▸ **STATED PROBLEM**
Without the pictures, can you quote each line below exactly?

▸ **MATERIAL PROVIDED**
::::::::::

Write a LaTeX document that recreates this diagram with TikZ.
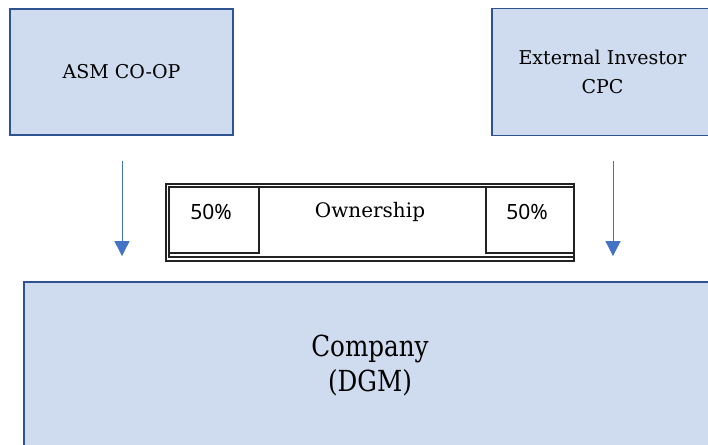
\documentclass[tikz,border=0pt]{standalone}
\usepackage{fontspec}
\newfontfamily\boxfont{DejaVu Serif}
\newfontfamily\condfont[FakeStretch=0.85]{DejaVu Serif}
\newfontfamily\pctfont{Noto Sans}
\usetikzlibrary{positioning,calc,arrows.meta}

\definecolor{boxfill}{HTML}{CFDCEF}
\definecolor{boxline}{HTML}{2F5290}
\definecolor{arrowblue}{HTML}{4472C4}
\definecolor{cellline}{HTML}{222222}

\begin{document}
\begin{tikzpicture}[x=1pt,y=-1pt]

\tikzset{every node/.style = {inner sep=0pt, align=center}}
\tikzstyle{party} = [rectangle, draw=boxline, fill=boxfill, line width=1.8pt, font=\boxfont\fontsize{19}{29}\selectfont]
\tikzstyle{cell}  = [rectangle, draw=cellline, line width=1.2pt]
\tikzstyle{share} = [->, draw=arrowblue, line width=0.9pt, >={Triangle[length=15pt,width=15pt]}]

\useasboundingbox (0,0) rectangle (708,444);
\clip (0,0) rectangle (708,444);

% owners on top, company below
\node[party, minimum width=223pt, minimum height=126pt] (asm)     at (121.5,72)  {ASM CO-OP};
\node[party, minimum width=221pt, minimum height=127pt] (ext)     at (602.5,72) {External Investor\\CPC};
\node[party, minimum width=692pt, minimum height=166pt,
      font=\condfont\fontsize{29}{35}\selectfont]         (company) at (370,365)   {Company\\(DGM)};

% ownership table
\node[cell, minimum width=408pt, minimum height=77pt] (frame) at (370,222.5) {};
\node[cell, minimum width=405pt, minimum height=70pt] (inner) at (371.5,222)  {};
\node[cell, minimum width=90pt,  minimum height=66pt] (cell_l) at (214,220)   {};
\node[cell, minimum width=88pt,  minimum height=66pt] (cell_r) at (530,220)   {};
\node[font=\boxfont\fontsize{20}{24}\selectfont] (own)   at (370,212)        {Ownership};
\node[font=\pctfont\fontsize{21}{24}\selectfont] (pct_l) at ($(cell_l.north)+(-3,26)$) {50\%};
\node[font=\pctfont\fontsize{21}{24}\selectfont] (pct_r) at ($(cell_r.north)+(-3,26)$) {50\%};

% share arrows
\coordinate (asm_out) at ($(asm.south) + (0.5,25)$);
\coordinate (asm_in)  at ($(company.north -| asm_out) + (0,-25)$);
\coordinate (ext_out) at ($(ext.south) + (10.5,25)$);
\coordinate (ext_in)  at ($(company.north -| ext_out) + (0,-25)$);

\draw[share] (asm_out) -- (asm_in);
\draw[share] (ext_out) -- (ext_in);

\end{tikzpicture}
\end{document}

::::::::::

▸ **CORRECT OUTPUT**
Write a LaTeX document that recreates this diagram with TikZ.
\documentclass[tikz,border=0pt]{standalone}
\usepackage{fontspec}
\newfontfamily\boxfont{DejaVu Serif}
\newfontfamily\condfont[FakeStretch=0.85]{DejaVu Serif}
\newfontfamily\pctfont{Noto Sans}
\usetikzlibrary{positioning,calc,arrows.meta}

\definecolor{boxfill}{HTML}{CFDCEF}
\definecolor{boxline}{HTML}{2F5290}
\definecolor{arrowblue}{HTML}{4472C4}
\definecolor{cellline}{HTML}{222222}

\begin{document}
\begin{tikzpicture}[x=1pt,y=-1pt]

\tikzset{every node/.style = {inner sep=0pt, align=center}}
\tikzstyle{party} = [rectangle, draw=boxline, fill=boxfill, line width=1.8pt, font=\boxfont\fontsize{19}{29}\selectfont]
\tikzstyle{cell}  = [rectangle, draw=cellline, line width=1.2pt]
\tikzstyle{share} = [->, draw=arrowblue, line width=0.9pt, >={Triangle[length=15pt,width=15pt]}]

\useasboundingbox (0,0) rectangle (708,444);
\clip (0,0) rectangle (708,444);

% owners on top, company below
\node[party, minimum width=223pt, minimum height=126pt] (asm)     at (121.5,72)  {ASM CO-OP};
\node[party, minimum width=221pt, minimum height=127pt] (ext)     at (602.5,72) {External Investor\\CPC};
\node[party, minimum width=692pt, minimum height=166pt,
      font=\condfont\fontsize{29}{35}\selectfont]         (company) at (370,365)   {Company\\(DGM)};

% ownership table
\node[cell, minimum width=408pt, minimum height=77pt] (frame) at (370,222.5) {};
\node[cell, minimum width=405pt, minimum height=70pt] (inner) at (371.5,222)  {};
\node[cell, minimum width=90pt,  minimum height=66pt] (cell_l) at (214,220)   {};
\node[cell, minimum width=88pt,  minimum height=66pt] (cell_r) at (530,220)   {};
\node[font=\boxfont\fontsize{20}{24}\selectfont] (own)   at (370,212)        {Ownership};
\node[font=\pctfont\fontsize{21}{24}\selectfont] (pct_l) at ($(cell_l.north)+(-3,26)$) {50\%};
\node[font=\pctfont\fontsize{21}{24}\selectfont] (pct_r) at ($(cell_r.north)+(-3,26)$) {50\%};

% share arrows
\coordinate (asm_out) at ($(asm.south) + (0.5,25)$);
\coordinate (asm_in)  at ($(company.north -| asm_out) + (0,-25)$);
\coordinate (ext_out) at ($(ext.south) + (10.5,25)$);
\coordinate (ext_in)  at ($(company.north -| ext_out) + (0,-25)$);

\draw[share] (asm_out) -- (asm_in);
\draw[share] (ext_out) -- (ext_in);

\end{tikzpicture}
\end{document}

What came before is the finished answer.